I found a color picture of two VNAF Beavers in Vietnam: The War in the Air, by Rene Francillon, which show the schemes Hobbycraft tried to duplicate. The upper wing camo is exact as per the picture, but the fuselage is different. Also, the tail markings don't agree with what I found two months later at a web site devoted to the VNAF at http://vnaf.net/. This site shows the Francillon picture in grainy B&W, and shows Mt (51-16534) and Ms (52-06127). It also shows a picture of Mm (51-16862). This picture is duplicated in the instructions accurately as the right facing side view. The left facing side views' origin is unknown to me. The two upper wing schemes come from the picture in Vietnam: The War in the Air.
Oddly enough, the side views show the proper door framing, not the foot wide version given in the kit. Duh!
As for the rest of the markings, the USAF bird is well documented in Replica and the markings are accurate. I don't know about the French or Laotian schemes.
I painted the model with Gunze Sangyo acrylics, Dark Green (H303) and Tan (H310) over Testors Aircraft Interior Black (2040) in the usual light to dark process, added the yellow door frame. At this point, painting complete, I added the struts, and then gloss coated with 1 coat of future, cut 30% with Isopropyl alcohol.
Decals were applied with Microscale set and sol, snuggled down very nicely.
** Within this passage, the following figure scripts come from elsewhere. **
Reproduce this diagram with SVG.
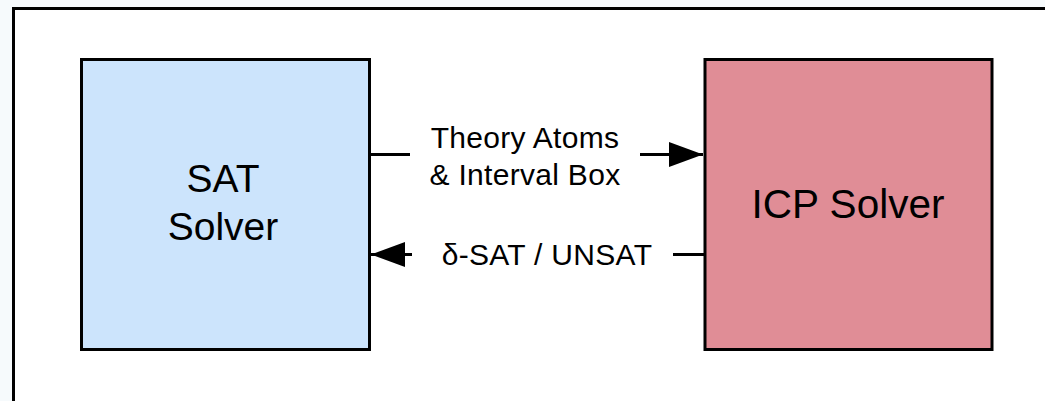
<svg xmlns="http://www.w3.org/2000/svg" width="1045" height="401" viewBox="0 0 1045 401">
  <style>
    .box { stroke: #000; stroke-width: 3; }
    .lbl { font-family: "Liberation Sans", Arial, sans-serif; fill: #000; text-anchor: middle; }
    .edge-lbl { font-size: 30px; letter-spacing: 0.3px; }
    .edge { stroke: #000; stroke-width: 3; fill: none; }
  </style>
  <defs>
    <marker id="head" markerUnits="userSpaceOnUse" markerWidth="36" markerHeight="26" refX="34" refY="12.5" orient="auto">
      <path d="M0,0 L34,12.5 L0,25 Z" fill="#000"/>
    </marker>
  </defs>

  <!-- page backdrop and frame -->
  <rect x="0" y="0" width="1045" height="401" fill="#f6fafc"/>
  <rect x="13.5" y="8.5" width="1060" height="420" fill="#fff" stroke="#000" stroke-width="3"/>

  <g id="sat-solver">
    <rect class="box" x="81.5" y="59.5" width="288" height="290" fill="#cce4fc"/>
    <text class="lbl" x="223" y="192" font-size="39">SAT</text>
    <text class="lbl" x="223" y="240" font-size="39">Solver</text>
  </g>

  <g id="icp-solver">
    <rect class="box" x="705" y="59.5" width="287" height="290" fill="#e08d96"/>
    <text class="lbl" x="848" y="218" font-size="40.5">ICP Solver</text>
  </g>

  <g id="connectors">
    <!-- SAT -> ICP -->
    <line class="edge" x1="369" y1="154.5" x2="410" y2="154.5"/>
    <line class="edge" x1="640" y1="154.5" x2="703" y2="154.5" marker-end="url(#head)"/>
    <text class="lbl edge-lbl" x="525" y="148">Theory Atoms</text>
    <text class="lbl edge-lbl" x="525" y="185">&amp; Interval Box</text>
    <!-- ICP -> SAT -->
    <line class="edge" x1="705" y1="254.5" x2="673" y2="254.5"/>
    <line class="edge" x1="412" y1="254.5" x2="371" y2="254.5" marker-end="url(#head)"/>
    <text class="lbl edge-lbl" x="547" y="265">δ-SAT / UNSAT</text>
  </g>
</svg>
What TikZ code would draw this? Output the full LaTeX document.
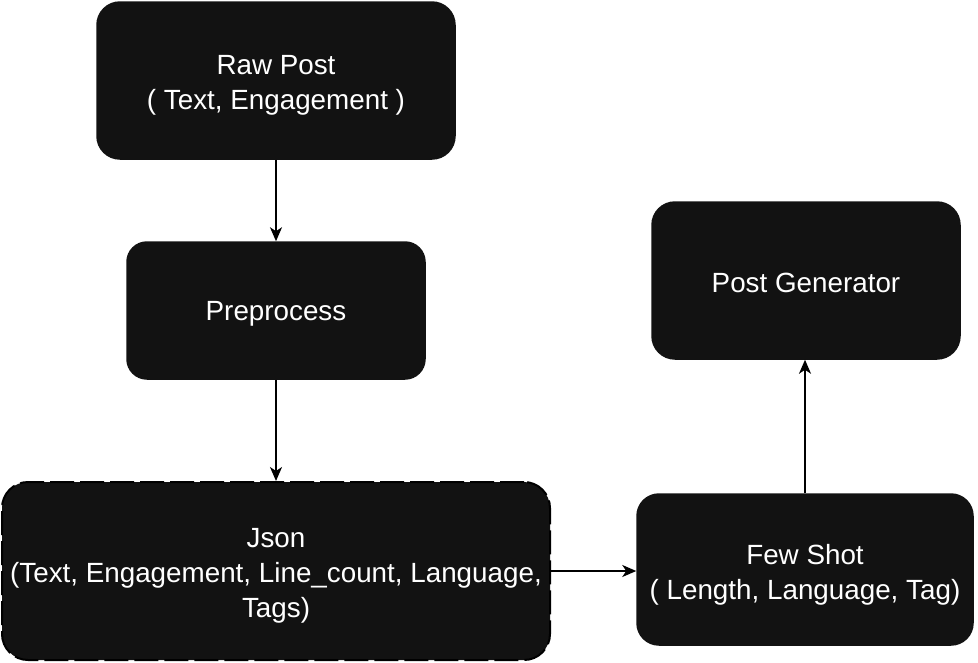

These are a vast improvement over the original HC decals. I used a bit of license here, not having found the VNAF site yet, and applied the squadron badge to the black bottomed scheme. After 24hrs, I gloss coated again, and then weathered with Burnt Sienna oil cut with turpentine as a wash, and sealed with Gunze Dullcoat. Final weathering was a dusting of the wheels, belly and stabilizers with Tempera Brown water color. This duplicates the red clay soil found in some regions of Viet Nam very nicely.
References
1. Vietnam: The War in the Air, Rene Francillon, 1987, ISDN 0-517-62976-3
2. Replica in Scale, Vol. 2/2, Winter 1974.